(Extracted information):
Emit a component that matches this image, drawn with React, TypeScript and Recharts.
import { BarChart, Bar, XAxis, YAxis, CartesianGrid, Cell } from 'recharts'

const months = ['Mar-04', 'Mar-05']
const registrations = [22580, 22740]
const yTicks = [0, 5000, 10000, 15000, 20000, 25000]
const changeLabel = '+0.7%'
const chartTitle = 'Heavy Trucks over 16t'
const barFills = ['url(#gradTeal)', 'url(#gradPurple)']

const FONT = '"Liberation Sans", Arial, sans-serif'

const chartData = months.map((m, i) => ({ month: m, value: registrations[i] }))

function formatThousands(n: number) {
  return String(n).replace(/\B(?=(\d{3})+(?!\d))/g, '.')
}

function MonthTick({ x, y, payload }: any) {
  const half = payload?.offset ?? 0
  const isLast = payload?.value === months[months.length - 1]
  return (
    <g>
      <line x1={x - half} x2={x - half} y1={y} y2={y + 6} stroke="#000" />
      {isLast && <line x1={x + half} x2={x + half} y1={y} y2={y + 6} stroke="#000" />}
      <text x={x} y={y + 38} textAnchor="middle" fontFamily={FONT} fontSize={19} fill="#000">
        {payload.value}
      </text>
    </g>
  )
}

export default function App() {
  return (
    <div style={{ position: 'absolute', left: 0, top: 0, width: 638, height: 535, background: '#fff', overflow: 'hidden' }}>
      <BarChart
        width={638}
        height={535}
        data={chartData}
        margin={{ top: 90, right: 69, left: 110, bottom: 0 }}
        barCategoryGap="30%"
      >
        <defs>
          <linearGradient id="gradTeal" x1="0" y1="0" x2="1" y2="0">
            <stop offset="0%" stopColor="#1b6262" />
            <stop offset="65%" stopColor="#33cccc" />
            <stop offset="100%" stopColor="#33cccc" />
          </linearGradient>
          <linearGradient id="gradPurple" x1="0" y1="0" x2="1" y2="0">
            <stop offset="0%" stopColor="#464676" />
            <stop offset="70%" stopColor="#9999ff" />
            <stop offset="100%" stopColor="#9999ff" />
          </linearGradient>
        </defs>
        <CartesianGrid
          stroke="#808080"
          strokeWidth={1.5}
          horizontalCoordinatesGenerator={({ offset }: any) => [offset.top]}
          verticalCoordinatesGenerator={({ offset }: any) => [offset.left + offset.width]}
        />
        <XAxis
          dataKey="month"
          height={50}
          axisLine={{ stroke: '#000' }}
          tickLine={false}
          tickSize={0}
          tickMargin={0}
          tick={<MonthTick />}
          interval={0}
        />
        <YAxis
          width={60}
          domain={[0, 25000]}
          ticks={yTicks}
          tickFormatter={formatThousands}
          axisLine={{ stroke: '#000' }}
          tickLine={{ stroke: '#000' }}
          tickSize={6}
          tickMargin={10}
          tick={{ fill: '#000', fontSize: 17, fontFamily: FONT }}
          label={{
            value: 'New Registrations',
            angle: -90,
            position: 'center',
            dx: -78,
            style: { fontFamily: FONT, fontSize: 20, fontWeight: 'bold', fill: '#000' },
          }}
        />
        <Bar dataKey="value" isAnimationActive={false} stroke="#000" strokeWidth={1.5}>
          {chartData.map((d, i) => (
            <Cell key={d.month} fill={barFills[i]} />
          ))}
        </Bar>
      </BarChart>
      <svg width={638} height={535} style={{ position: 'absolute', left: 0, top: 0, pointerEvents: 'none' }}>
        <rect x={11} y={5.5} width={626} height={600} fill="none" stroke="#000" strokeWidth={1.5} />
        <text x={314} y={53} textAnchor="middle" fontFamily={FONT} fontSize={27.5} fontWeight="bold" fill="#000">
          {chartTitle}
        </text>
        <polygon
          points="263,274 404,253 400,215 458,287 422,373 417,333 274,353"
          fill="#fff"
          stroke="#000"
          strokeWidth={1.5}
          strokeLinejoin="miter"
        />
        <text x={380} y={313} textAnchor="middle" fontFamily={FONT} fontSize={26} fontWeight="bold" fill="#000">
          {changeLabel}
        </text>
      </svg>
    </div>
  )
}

--

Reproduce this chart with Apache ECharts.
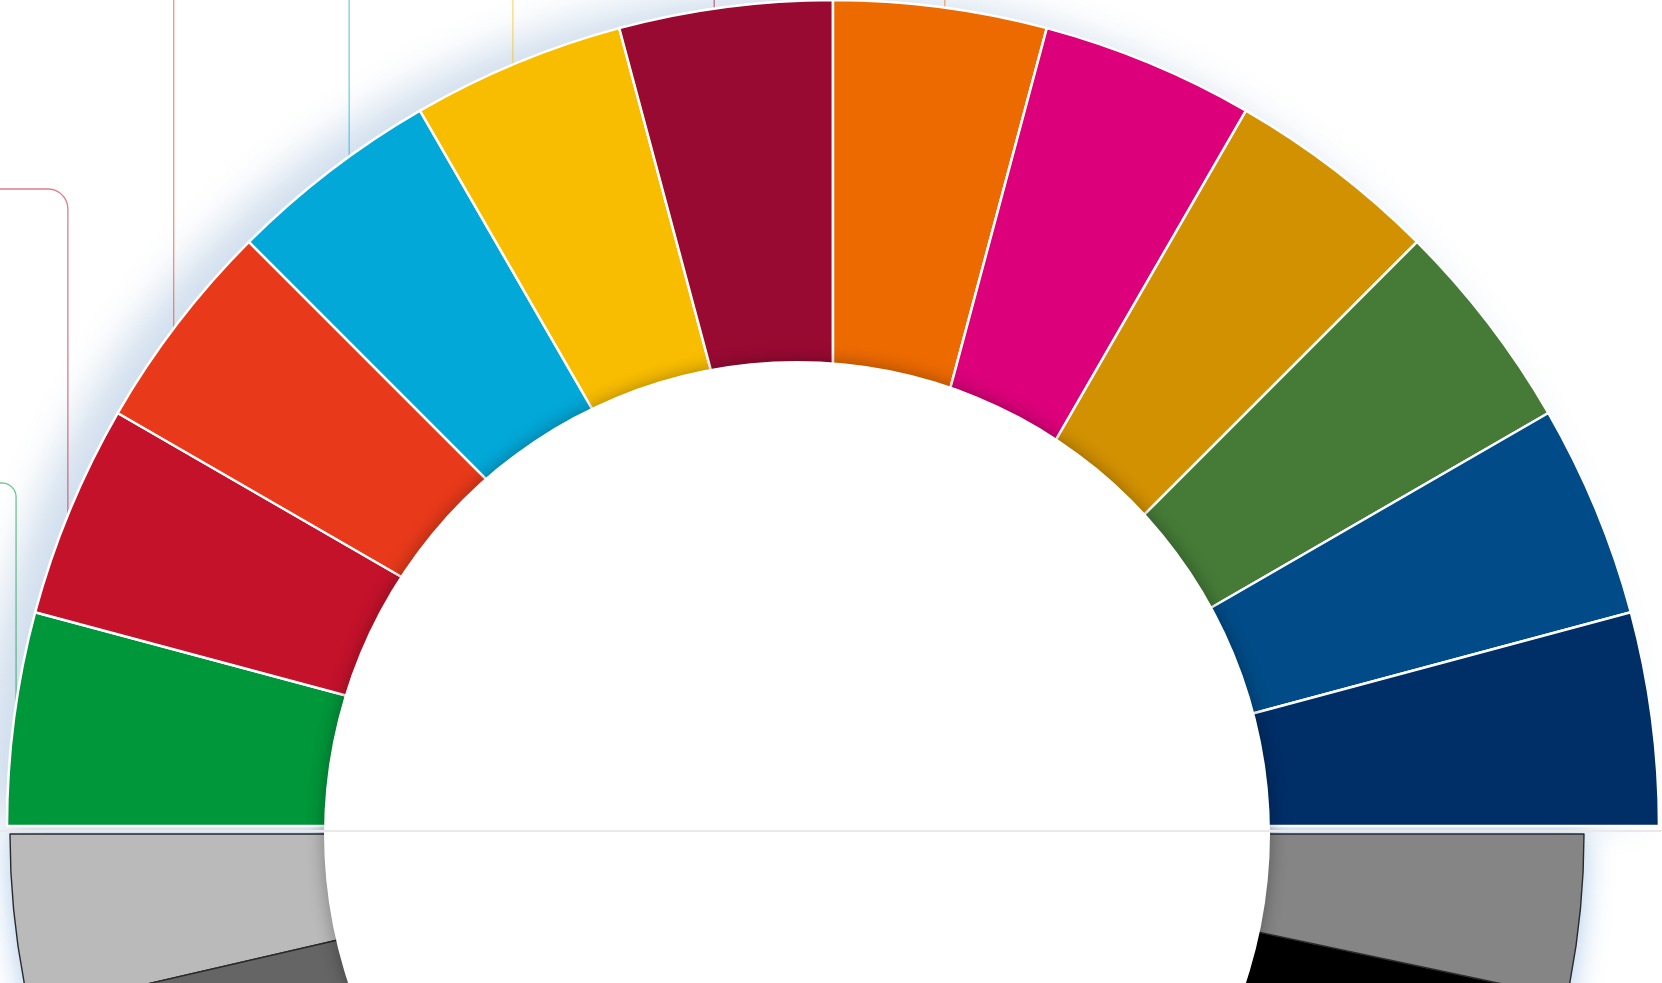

--

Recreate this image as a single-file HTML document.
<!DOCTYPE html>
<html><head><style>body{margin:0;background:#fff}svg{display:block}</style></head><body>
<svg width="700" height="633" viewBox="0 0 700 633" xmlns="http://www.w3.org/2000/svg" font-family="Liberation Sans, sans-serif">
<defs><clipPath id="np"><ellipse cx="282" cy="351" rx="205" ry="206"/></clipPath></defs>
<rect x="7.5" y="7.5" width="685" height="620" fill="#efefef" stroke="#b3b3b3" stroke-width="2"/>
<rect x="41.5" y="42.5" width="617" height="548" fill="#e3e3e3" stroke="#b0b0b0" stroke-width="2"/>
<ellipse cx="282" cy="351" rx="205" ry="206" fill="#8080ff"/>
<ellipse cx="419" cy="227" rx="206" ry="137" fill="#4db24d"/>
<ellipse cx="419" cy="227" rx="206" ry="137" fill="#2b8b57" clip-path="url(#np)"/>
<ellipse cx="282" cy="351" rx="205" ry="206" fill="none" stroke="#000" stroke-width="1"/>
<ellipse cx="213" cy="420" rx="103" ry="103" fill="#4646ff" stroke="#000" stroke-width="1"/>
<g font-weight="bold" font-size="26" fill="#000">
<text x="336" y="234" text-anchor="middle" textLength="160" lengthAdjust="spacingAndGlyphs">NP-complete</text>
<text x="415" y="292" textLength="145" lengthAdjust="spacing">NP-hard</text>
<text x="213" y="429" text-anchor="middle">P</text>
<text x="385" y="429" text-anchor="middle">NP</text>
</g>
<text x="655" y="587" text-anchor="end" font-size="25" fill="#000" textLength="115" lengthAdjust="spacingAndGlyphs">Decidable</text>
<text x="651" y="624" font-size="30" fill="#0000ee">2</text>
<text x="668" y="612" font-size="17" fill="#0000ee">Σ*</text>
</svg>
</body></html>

(Exercise): From the entries above, extract only the lines running from the one containing "Emit a component" through the one containing "const barFills = ['url(#gradTeal)', 'url(#gradPurple)']", inclusive.

(Reply):
Emit a component that matches this image, drawn with React, TypeScript and Recharts.
import { BarChart, Bar, XAxis, YAxis, CartesianGrid, Cell } from 'recharts'

const months = ['Mar-04', 'Mar-05']
const registrations = [22580, 22740]
const yTicks = [0, 5000, 10000, 15000, 20000, 25000]
const changeLabel = '+0.7%'
const chartTitle = 'Heavy Trucks over 16t'
const barFills = ['url(#gradTeal)', 'url(#gradPurple)']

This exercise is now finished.